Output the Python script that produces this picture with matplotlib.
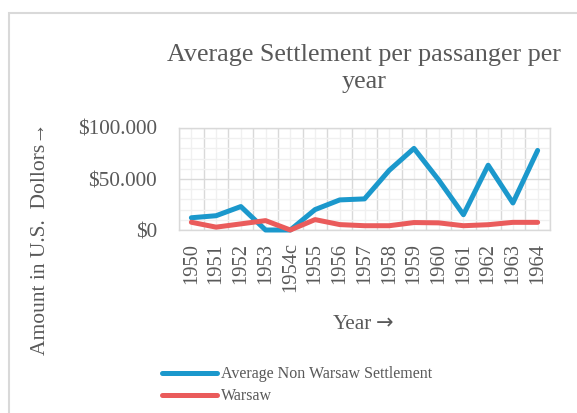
import matplotlib
matplotlib.use("Agg")
import matplotlib.pyplot as plt
from matplotlib.patches import Rectangle
from matplotlib.ticker import MultipleLocator, FixedLocator, FuncFormatter

years = ["1950", "1951", "1952", "1953", "1954c", "1955", "1956", "1957",
         "1958", "1959", "1960", "1961", "1962", "1963", "1964"]
non_warsaw = [12000, 14000, 23000, 0, 0, 20000, 29500, 30500,
              58500, 80000, 49000, 15000, 63500, 26500, 78000]
warsaw = [7600, 2800, 6000, 9200, 0, 10200, 5300, 4200,
          4200, 7300, 7000, 4200, 5200, 7500, 7500]

GRAY = "#595959"
plt.rcParams['font.family'] = ['Liberation Serif', 'DejaVu Serif']

fig = plt.figure(figsize=(5.77, 4.13), dpi=100)
ax = fig.add_axes([179/577, 1-230/413, (550-179)/577, (230-128)/413])

x = list(range(len(years)))
ax.plot(x, non_warsaw, color="#1B98CC", lw=3.6, solid_capstyle="round",
        solid_joinstyle="round", label="Average Non Warsaw Settlement", clip_on=False, zorder=3)
ax.plot(x, warsaw, color="#EA5B5B", lw=3.6, solid_capstyle="round",
        solid_joinstyle="round", label="Warsaw", clip_on=False, zorder=3)

ax.set_xlim(-0.5, len(years) - 0.5)
ax.set_ylim(0, 100000)
ax.xaxis.set_major_locator(FixedLocator(x))
ax.set_xticklabels(years, rotation=90)
ax.xaxis.set_minor_locator(FixedLocator([i + 0.5 for i in range(-1, len(years))]))
ax.yaxis.set_major_locator(MultipleLocator(50000))
ax.yaxis.set_minor_locator(MultipleLocator(10000))

def fmt(v, pos):
    if v == 0:
        return "$0"
    return "${:,.0f}".format(v).replace(",", ".")
ax.yaxis.set_major_formatter(FuncFormatter(fmt))

ax.grid(which="major", axis="y", color="#d9d9d9", lw=1.0)
ax.grid(which="minor", axis="x", color="#d9d9d9", lw=1.0)
ax.grid(which="minor", axis="y", color="#f0f0f0", lw=1.0)
ax.grid(which="major", axis="x", color="#f0f0f0", lw=1.0)
ax.set_axisbelow(True)
for s in ax.spines.values():
    s.set_color("#d9d9d9")
    s.set_linewidth(1.0)

ax.tick_params(which="both", length=0)
ax.tick_params(axis="y", pad=16, labelsize=15.3, labelcolor=GRAY)
ax.tick_params(axis="x", pad=9, labelsize=14.8, labelcolor=GRAY)

fig.text(364/577, 1-61/413, "Average Settlement per passanger per",
         ha="center", va="baseline", fontsize=18.8, color=GRAY)
fig.text(364/577, 1-88/413, "year",
         ha="center", va="baseline", fontsize=18.8, color=GRAY)
fig.text(41/577, 1-239/413, "Amount in U.S.  Dollors\u2192", rotation=90,
         ha="center", va="center", fontsize=15.5, color=GRAY)
fig.text(372/577, 1-329/413, "Year", ha="right", va="baseline",
         fontsize=15.3, color=GRAY)
fig.text(376/577, 1-329/413, "\u2192", ha="left", va="baseline",
         fontsize=15, color=GRAY, family=['DejaVu Sans'])

leg = fig.legend(loc="upper left", bbox_to_anchor=(156/577, 1-360/413),
                 frameon=False, fontsize=11.5, labelcolor=GRAY,
                 handlelength=3.4, handletextpad=0.25, labelspacing=0.38,
                 borderaxespad=0)

fig.patches.append(Rectangle((9/577, -0.1), 1.2, 1 - 13/413 + 0.1,
                             transform=fig.transFigure, fill=False,
                             edgecolor="#d9d9d9", lw=1.5, zorder=0))

fig.savefig("out.png", dpi=100)
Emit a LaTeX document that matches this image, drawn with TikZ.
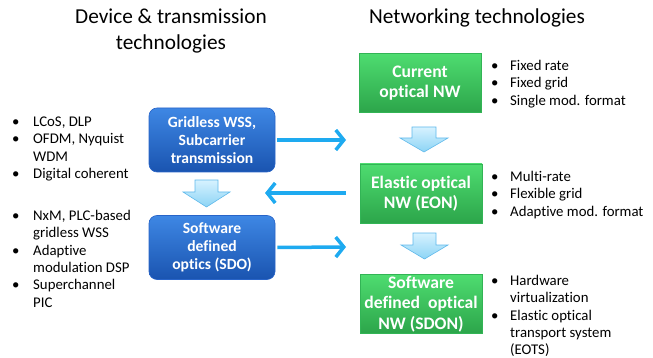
\documentclass[tikz,border=0pt]{standalone}
\usepackage{fontspec}
\setmainfont{Carlito}[Ligatures=NoCommon]
\usetikzlibrary{arrows.meta}
\definecolor{thinarrow}{RGB}{30,170,240}
\definecolor{blueTop}{RGB}{62,135,228}
\definecolor{blueBot}{RGB}{26,84,176}
\definecolor{blueEdge}{RGB}{40,100,200}
\definecolor{greenTop}{RGB}{78,220,112}
\definecolor{greenBot}{RGB}{44,165,74}
\definecolor{greenEdge}{RGB}{50,180,85}
\definecolor{blkTop}{RGB}{215,242,255}
\definecolor{blkBot}{RGB}{140,212,245}
\definecolor{blkEdge}{RGB}{95,185,235}
\begin{document}
\begin{tikzpicture}[x=1pt,y=-1pt]
\tikzset{
 bluebox/.style={rounded corners=8pt, top color=blueTop, bottom color=blueBot, draw=blueEdge, line width=0.6pt,
   minimum width=126pt, minimum height=64pt, text=white, font=\fontsize{15.6}{18}\selectfont\bfseries, align=center, inner sep=0pt},
 greenbox/.style={top color=greenTop, bottom color=greenBot, draw=greenEdge, line width=0.6pt,
   minimum width=122pt, minimum height=59pt, text=white, font=\fontsize{17.6}{20.5}\selectfont\bfseries, align=center, inner sep=0pt},
 thinarr/.style={line width=3.5pt, draw=thinarrow, -{Straight Barb[length=8pt,width=20pt,line width=3.5pt]}},
 blockarrow/.style={top color=blkTop, bottom color=blkBot, draw=blkEdge, line width=0.6pt},
 bullets/.style={anchor=north west, inner sep=0pt, font=\fontsize{14.8}{17.4}\selectfont, align=left},
 titletext/.style={font=\fontsize{21.3}{26}\selectfont, align=center}
}
\useasboundingbox (0,0) rectangle (653,358);
% titles
\node[titletext] (t1) at (171,31) {Device \& transmission\\technologies};
\node[titletext] (t2) at (477,18) {Networking technologies};
% blue boxes
\node[bluebox] (b1) at (212,140) {Gridless WSS,\\Subcarrier\\transmission};
\node[bluebox] (b2) at (212,247.5) {Software\\defined\\optics (SDO)};
% green boxes
\node[greenbox] (g1) at (420,83) {Current\\optical NW};
\node[greenbox] (g2) at (421,193.5) {Elastic optical\\NW (EON)};
\node[greenbox] (g3) at (421,304) {Software\\defined\ \ optical\\NW (SDON)};
% block arrows
\shade[blockarrow] (195,180) -- (218,180) -- (218,192) -- (230,192) -- (206.5,207) -- (183,192) -- (195,192) -- cycle;
\shade[blockarrow] (412,127) -- (436,127) -- (436,138) -- (448,138) -- (424,152) -- (400,138) -- (412,138) -- cycle;
\shade[blockarrow] (413,233) -- (436,233) -- (436,245) -- (448,245) -- (424.5,259) -- (401,245) -- (413,245) -- cycle;
% thin arrows
\coordinate (a1e) at (346,140);
\coordinate (a2s) at (346,193);
\coordinate (a2e) at (265,193);
\coordinate (a3e) at (346,247);
\draw[thinarr] ([xshift=2pt]b1.east) -- (a1e);
\draw[thinarr] (a2s) -- (a2e);
\draw[thinarr] ([xshift=2pt]b2.east) -- (a3e);
% bullet lists
\node[bullets] (l1) at (12,114) {\begin{tabular}{@{}p{21pt}@{}l@{}}\textbullet & LCoS, DLP\\ \textbullet & OFDM, Nyquist\\ & WDM\\ \textbullet & Digital coherent\end{tabular}};
\node[bullets] (l2) at (12,208) {\begin{tabular}{@{}p{21pt}@{}l@{}}\textbullet & NxM, PLC-based\\ & gridless WSS\\ \textbullet & Adaptive\\ & modulation DSP\\ \textbullet & Superchannel\\ & PIC\end{tabular}};
\node[bullets] (r1) at (491,58) {\begin{tabular}{@{}p{19pt}@{}l@{}}\textbullet & Fixed rate\\ \textbullet & Fixed grid\\ \textbullet & Single mod. format\end{tabular}};
\node[bullets] (r2) at (491,169) {\begin{tabular}{@{}p{19pt}@{}l@{}}\textbullet & Multi-rate\\ \textbullet & Flexible grid\\ \textbullet & Adaptive mod. format\end{tabular}};
\node[bullets] (r3) at (491,273) {\begin{tabular}{@{}p{19pt}@{}l@{}}\textbullet & Hardware\\ & virtualization\\ \textbullet & Elastic optical\\ & transport system\\ & (EOTS)\end{tabular}};
\end{tikzpicture}
\end{document}
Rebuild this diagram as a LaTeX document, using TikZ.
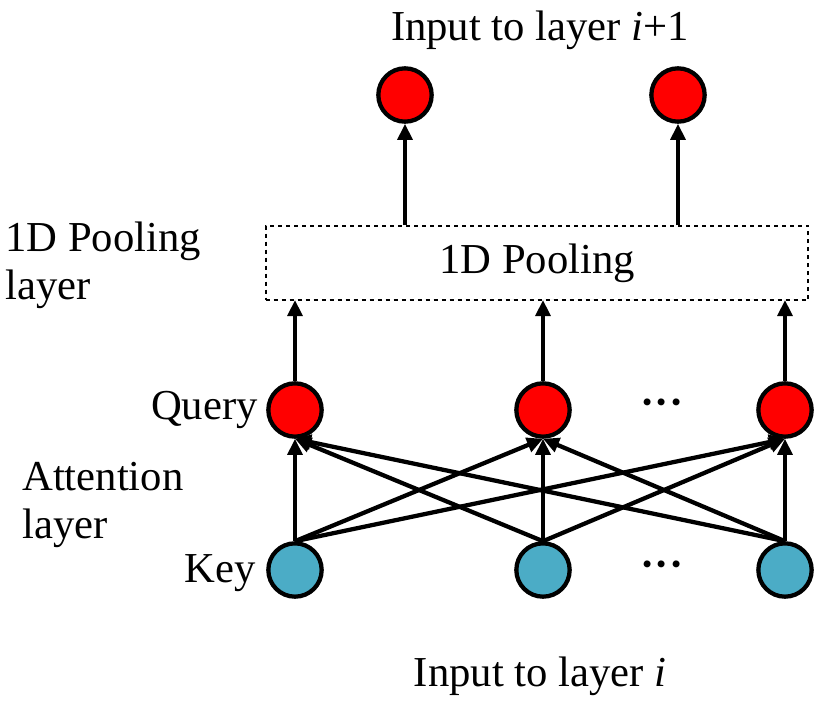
\documentclass[tikz,border=0pt]{standalone}
\usepackage{fontspec}
\setmainfont{Liberation Serif}
\usetikzlibrary{arrows.meta}
\definecolor{qred}{RGB}{255,0,0}
\definecolor{kblue}{RGB}{75,172,198}
\begin{document}
\begin{tikzpicture}[x=0.75pt,y=-0.75pt,
  qnode/.style={circle,draw=black,line width=3.2pt,fill=qred,minimum size=40pt,inner sep=0pt},
  knode/.style={circle,draw=black,line width=3.2pt,fill=kblue,minimum size=40pt,inner sep=0pt},
  arr/.style={line width=3.2pt,-{Triangle[length=12pt,width=11pt]}},
  lab/.style={font=\fontsize{32}{36}\selectfont,align=left,inner sep=0pt}]
\useasboundingbox (0,0) rectangle (831,706);
\node[lab] (top) at (540,30) {Input to layer \textit{i}+1};
\node[lab] (bot) at (540,676) {Input to layer \textit{i}};
\node[lab,anchor=west] (pl) at (5,265) {1D Pooling\\layer};
\node[lab,anchor=west] (al) at (22,505) {Attention\\layer};
\node[lab,anchor=east] (ql) at (258,410) {Query};
\node[lab,anchor=east] (kl) at (256,573) {Key};
\node[draw,dashed,line width=1.5pt,minimum width=407pt,minimum height=56pt,font=\fontsize{32}{36}\selectfont] (pool) at (537,263) {1D Pooling};
\node[qnode] (o1) at (405,95) {};
\node[qnode] (o2) at (678,95) {};
\node[qnode] (q1) at (295,410) {};
\node[qnode] (q2) at (543,410) {};
\node[qnode] (q3) at (785,410) {};
\node[knode] (k1) at (295,570) {};
\node[knode] (k2) at (543,570) {};
\node[knode] (k3) at (785,570) {};
\node[lab] (d1) at (662,408) {\textbf{···}};
\node[lab] (d2) at (662,570) {\textbf{···}};
\coordinate (p1) at (405,225);
\coordinate (p2) at (678,225);
\coordinate (b1) at (295,300);
\coordinate (b2) at (543,300);
\coordinate (b3) at (785,300);
\draw[arr] (p1) -- (o1);
\draw[arr] (p2) -- (o2);
\draw[arr] (q1) -- (b1);
\draw[arr] (q2) -- (b2);
\draw[arr] (q3) -- (b3);
\foreach \k in {k1,k2,k3}{
  \foreach \q in {q1,q2,q3}{
    \draw[arr] (\k.north) -- (\q.south);
  }
}
\end{tikzpicture}
\end{document}
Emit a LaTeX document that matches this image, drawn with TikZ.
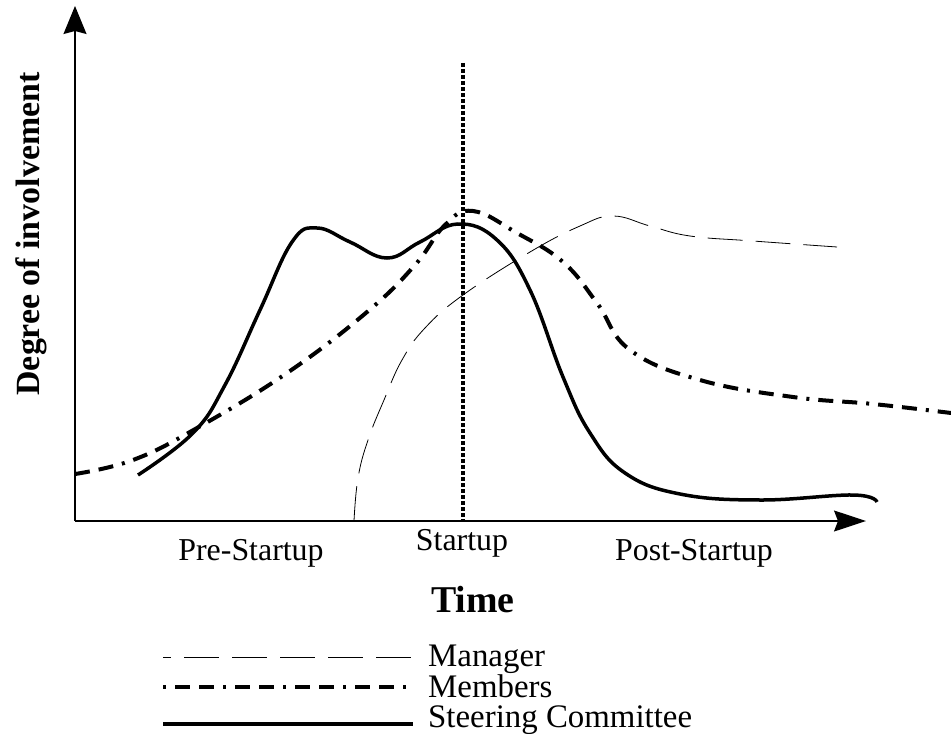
\documentclass[tikz,border=0pt]{standalone}
\usepackage{fontspec}
\setmainfont{Liberation Serif}
\usetikzlibrary{arrows.meta,positioning}

\begin{document}
\begin{tikzpicture}[x=1bp,y=-1bp,
    axis/.style={line width=1.2bp,-{Stealth[length=28bp,width=23bp,inset=3bp]}},
    xaxis/.style={line width=1.2bp,-{Stealth[length=32bp,width=21bp,inset=4bp]}},
    manager/.style={line width=0.8bp,dash pattern=on 35bp off 13bp},
    members/.style={line width=4bp,dash pattern=on 15bp off 9bp on 15bp off 9bp on 3bp off 9bp},
    steering/.style={line width=3.5bp},
    startline/.style={line width=4.5bp,dash pattern=on 4bp off 2bp},
    lbl/.style={font=\fontsize{32}{36}\selectfont,inner sep=0pt},
    title/.style={font=\fontsize{38}{42}\selectfont\bfseries,inner sep=0pt},
    legtext/.style={font=\fontsize{33}{36}\selectfont,inner sep=0pt,anchor=base west}]
    \useasboundingbox (0,0) rectangle (951,734);

    % axes
    \coordinate (O) at (75,521);
    \coordinate (ytip) at (75,6);
    \coordinate (xtip) at (866,521);
    \draw[axis] (O) -- (ytip);
    \draw[xaxis] (O) -- (xtip);

    % startup marker
    \coordinate (sttop) at (463,63);
    \draw[startline] (sttop) -- (sttop |- O);

    % curves
    \draw[manager] plot[smooth,tension=0.7] coordinates {
        (354,521) (358,478) (368,440) (384,400) (402,360) (425,328)
        (463,295) (530,252) (580,226) (613,216) (650,226)
        (690,236) (753,241) (837,247)};
    \draw[members] plot[smooth,tension=0.7] coordinates {
        (75,474) (133,460) (197,428) (287,373)
        (367,312) (415,265) (445,225) (473,211)
        (517,233) (563,262) (597,303) (630,350)
        (700,380) (793,397) (873,404) (951,413)};
    \draw[steering] plot[smooth,tension=0.7] coordinates {
        (138,475) (193,433) (225,385) (260,310)
        (292,242) (317,228) (350,242) (387,258) (420,242)
        (458,224) (497,240) (530,290) (563,377) (590,433)
        (625,473) (680,494) (760,500) (853,495) (877,502)};

    % labels
    \node[title,rotate=90,font=\fontsize{34}{38}\selectfont\bfseries] (ylab) at (31,234) {Degree of involvement};
    \node[lbl] (pre) at (251,553) {Pre-Startup};
    \node[lbl] (start) at (462,543) {Startup};
    \node[lbl] (post) at (694,553) {Post-Startup};
    \node[title] (time) at (473,600) {Time};

    % legend
    \node[legtext] (mgr) at (428,666) {Manager};
    \node[legtext] (mem) at (428,697) {Members};
    \node[legtext] (stc) at (428,727) {Steering Committee};
    \coordinate (mgrL) at (163,657);
    \coordinate (memL) at (163,687);
    \coordinate (stcL) at (163,724);
    \draw[manager,dash phase=27bp] (mgrL) -- (mgrL -| 411,0);
    \draw[members,dash phase=48bp] (memL) -- (memL -| 412,0);
    \draw[steering] (stcL) -- (stcL -| 413,0);
\end{tikzpicture}
\end{document}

> **Problem description**:
Each line containing "matplotlib" counts once; state the total number of such lines and nothing else.

> **Result of this task**:
6